Ayushmann Khurrana’s “gents problem” is not a matter of private discussion. Much like everything else in the great North Indian wedding, his erectile dysfunction involves the parents, the family, the extended family, the friends…everyone.
The bride and the groom’s parents are sitting in awkward silence, a plate of untouched sweets lying on the table. The groom’s father, finally stammers. So we need to talk about that thing, hinting that this may be the dowry conversation. “Aap baratiyon ka swagat Pan Parag se kijiye”, mouthing the popular tobacco ad from the 80s. The bride’s mother is a small time TV actress, and her face brightens in recognition. She knows the answer, but prods and feeds the response to her husband. “Aap bhi Pan Parag ke shaukeen hai?”, he mumbles.
Ayushmann Khurrana’s “gents problem” is not a matter of private discussion. Much like everything else in the great North Indian wedding, his erectile dysfunctioning involves the parents, the family, the extended family, the friends…everyone. Bets are placed on whether he can “do it”. Arguments break out, and fights occur. Director RS Prasanna not only takes the problem mainstream to the outside world, he brings it in your home and to your family.
There’s a lot to like about the film. It has a superb ensemble of actors, who bring alive the North Indian setting it is narrated in. The dialogue is key; with a topic like this, it would be easy to fall for cliches or take the vulgar route. It does neither, and is simply hilarious. It has moments of great originality and humor – the bear grabbing Ayushmann’s leg, the biscuit as the new metaphor for male genitalia, the families waiting with bated breath outside the room, fervently hoping that the couple will emerge after consummating their relationship a day BEFORE the wedding.

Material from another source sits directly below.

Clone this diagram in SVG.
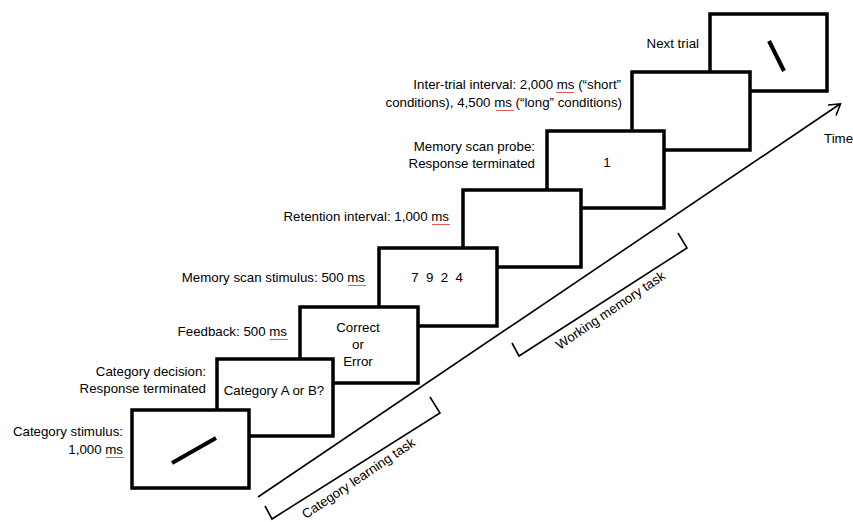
<svg xmlns="http://www.w3.org/2000/svg" width="853" height="522" viewBox="0 0 853 522">
<style>
.box{fill:#fff;stroke:#000;stroke-width:3.5}
.t{font-family:"Liberation Sans",Arial,sans-serif;font-size:13.3px;fill:#000}
.e{text-anchor:end}
.m{text-anchor:middle}
.ln{stroke:#000;stroke-width:4;stroke-linecap:butt}
.conn{fill:none;stroke:#000;stroke-width:1.6}
.sq{fill:none;stroke:#e03030;stroke-width:0.8}
</style>
<defs>
<path id="sq" d="M0,0 l1,1 l1,-1 l1,1 l1,-1 l1,1 l1,-1 l1,1 l1,-1 l1,1 l1,-1 l1,1 l1,-1 l1,1 l1,-1 l1,1 l1,-1 l1,1 l1,-1"/>
</defs>
<rect width="853" height="522" fill="#fff"/>

<g id="next-trial">
<rect class="box" x="710" y="14" width="117" height="77"/>
<line class="ln" x1="769" y1="41" x2="784" y2="71"/>
<text class="t e" x="699" y="48">Next trial</text>
</g>
<g id="inter-trial-interval">
<rect class="box" x="632" y="72" width="118" height="78"/>
<text class="t e" x="621" y="89">Inter-trial interval: 2,000 ms (“short”</text>
<text class="t e" x="622" y="107">conditions), 4,500 ms (“long” conditions)</text>
<use href="#sq" class="sq" x="556" y="92"/>
<use href="#sq" class="sq" x="496" y="110"/>
</g>
<g id="memory-scan-probe">
<rect class="box" x="547" y="131" width="117" height="77"/>
<text class="t m" x="607" y="167">1</text>
<text class="t e" x="535" y="151">Memory scan probe:</text>
<text class="t e" x="535" y="168">Response terminated</text>
</g>
<g id="retention-interval">
<rect class="box" x="463" y="190" width="118" height="77"/>
<text class="t e" x="449" y="221">Retention interval: 1,000 ms</text>
<use href="#sq" class="sq" x="432" y="224"/>
</g>
<g id="memory-scan-stimulus">
<rect class="box" x="379" y="248" width="118" height="78"/>
<text class="t m" x="437" y="282" xml:space="preserve">7  9  2  4</text>
<text class="t e" x="365" y="282">Memory scan stimulus: 500 ms</text>
<use href="#sq" class="sq" x="348" y="285"/>
</g>
<g id="feedback">
<rect class="box" x="300" y="307" width="118" height="76"/>
<text class="t m" x="358" y="332">Correct</text>
<text class="t m" x="358" y="349">or</text>
<text class="t m" x="358" y="366">Error</text>
<text class="t e" x="287" y="336">Feedback: 500 ms</text>
<use href="#sq" class="sq" x="270" y="339"/>
</g>
<g id="category-decision">
<rect class="box" x="217" y="359" width="116" height="77"/>
<text class="t m" x="274" y="395">Category A or B?</text>
<text class="t e" x="206" y="376">Category decision:</text>
<text class="t e" x="206" y="393">Response terminated</text>
</g>
<g id="category-stimulus">
<rect class="box" x="132" y="410" width="117" height="78"/>
<line class="ln" x1="172" y1="463" x2="216" y2="438"/>
<text class="t e" x="123" y="436">Category stimulus:</text>
<text class="t e" x="123" y="454">1,000 ms</text>
<use href="#sq" class="sq" x="106" y="457"/>
</g>

<g id="connectors">
<line class="conn" x1="258" y1="497" x2="840" y2="104"/>
<polyline class="conn" points="828,105 840.5,104 836,115.5"/>
<polyline class="conn" points="265,506 272,519 440,413 430,397"/>
<polyline class="conn" points="512,343 519,356 687,248 678,233"/>
</g>

<g id="labels">
<text class="t" x="824" y="143">Time</text>
<text class="t m" transform="translate(361,482) rotate(-34)">Category learning task</text>
<text class="t m" transform="translate(613,314) rotate(-34)">Working memory task</text>
</g>
</svg>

Both Ayushmann Khurrana and Bhumi Pednekar deserve special mention for their performances. The middle class Delhi boy is staple for him, but playing one with an erectile dysfunction? He takes it up with grace and wit. Her diction isn’t as authentic as his, but it is still pretty damn good. She does it with spunk and sass, and together, they’re more than memorable in the film.
Where the film stands out is how well it recognizes the middle class youth of today. They’re aspirational but within the familial confines. They’re bold about sex on the outside, but cautious and timid when it comes down to the act. And yet, they’re capable of breaking their own stereotype if they’re pushed to it.
Breezy but never trivial, clean even in taking up a topic that’s potentially coarse, Shubh Mangal Savdhaan is a sparkling fresh film debut from a director to watch out for.